A week ago McKenzie Clark found out who her best buddy was lock in a life and death struggle with a huge tiger shark while surfing in Hawaii.

McKenzie Clark and Brian Wargo on Friday after Clark was treated for her wounds. PHOTO: Twitter.
A week ago McKenzie Clark found out who her best buddy was lock in a life and death struggle with a 12- to 15-foot tiger shark while surfing in murky waters off Keawaeli Bay, Hawaii.
"It was very terrifying but I am very grateful all went the way it did," Clark said after her release from the hospital Friday evening.
And the way it went was as the shark appeared and lunged at Clark it got a hold of her hand, which she managed to wrestle free, but by then the shark had a firm grip on the Kailua-Kona native's board and began to swim away with it, with the surfer being dragged behind by her leg rope.

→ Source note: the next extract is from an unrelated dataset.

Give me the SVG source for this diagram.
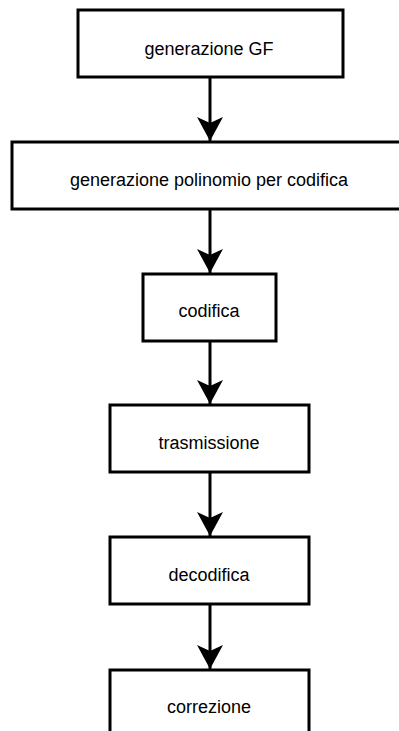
<svg xmlns="http://www.w3.org/2000/svg" width="399" height="731" viewBox="0 0 399 731">
  <style>
    .box { fill: #ffffff; stroke: #000000; stroke-width: 3; }
    .lbl { font-family: "Liberation Sans", Arial, sans-serif; font-size: 18px; fill: #000000; text-anchor: middle; }
    .edge { stroke: #000000; stroke-width: 3; fill: none; }
  </style>
  <defs>
    <!-- filled arrowhead with a shallow notch; tip sits on the path end -->
    <marker id="arrow" markerUnits="userSpaceOnUse" markerWidth="30" markerHeight="30" viewBox="-27 -15 30 30" refX="0" refY="0" orient="auto">
      <path d="M0,0 L-24,-13 L-18,0 L-24,13 Z" fill="#000000" stroke="none"/>
    </marker>
  </defs>

  <rect width="399" height="731" fill="#ffffff"/>

  <g id="connectors">
    <path class="edge" d="M210,77 V141" marker-end="url(#arrow)"/>
    <path class="edge" d="M210,209 V273" marker-end="url(#arrow)"/>
    <path class="edge" d="M210,341 V404" marker-end="url(#arrow)"/>
    <path class="edge" d="M210,472 V536" marker-end="url(#arrow)"/>
    <path class="edge" d="M210,604 V669" marker-end="url(#arrow)"/>
  </g>

  <g id="node-gf">
    <rect class="box" x="78" y="10" width="265" height="67"/>
    <text class="lbl" x="209" y="55">generazione GF</text>
  </g>
  <g id="node-polinomio">
    <rect class="box" x="12" y="142" width="395" height="67"/>
    <text class="lbl" x="209" y="186">generazione polinomio per codifica</text>
  </g>
  <g id="node-codifica">
    <rect class="box" x="143" y="274" width="133" height="67"/>
    <text class="lbl" x="209" y="317">codifica</text>
  </g>
  <g id="node-trasmissione">
    <rect class="box" x="110" y="405" width="199" height="67"/>
    <text class="lbl" x="209" y="449">trasmissione</text>
  </g>
  <g id="node-decodifica">
    <rect class="box" x="110" y="537" width="199" height="67"/>
    <text class="lbl" x="209" y="581">decodifica</text>
  </g>
  <g id="node-correzione">
    <rect class="box" x="110" y="670" width="199" height="67"/>
    <text class="lbl" x="209" y="713">correzione</text>
  </g>
</svg>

The distressed surfer's companion, Brian Wargo, saw the attack happening and began to paddle as hard as he could to get to the shark just as it spat out the board and turned back for Clark.
"There is no question what its intent was," Wargo told the West Hawaii Today newspaper.
"I'm a fisherman and I've dealt with big animals … Its intent was to eat my friend right in front of me and I wasn’t going to let that happen."
Wargo gallantly grabbed the shark's dorsal fin with both hands – at which point the shark pulled him off the board.
During his struggle with the giant shark Wargo yelled for Clark to get on her board.
"I got my right hand free and I started hitting it as hard as I could between the gills and the dorsal fin," Wargo said.
"It felt like I was going to break my hand. About the sixth hit, I felt the shark shudder and turn away from her."
After the pair quickly paddled to shore Clark was rushed to hospital where it was discovered that she hand managed to escape with injuries to her left hand.
After receiving 20 stitches around her middle finger and ring finger – that digit incurring a cut to the bone that will require a skin graft – Clark was released from hospital.
The teeth marks left in the surfer woman's board reportedly measured 15 inches by 9 inches.
In reaction to the attack Hawaii's Department of Land and Natural Resources closed the beach and posted shark warning signs.
"To get attacked by a shark this size and only get a couple of finger bitten, I feel really lucky," Clark said.
"I do love sharks and I think they're beautiful - right now, I just feel really, really pleased and thankful that everyone's okay."
Don't we all wish we had a buddy like that, eh?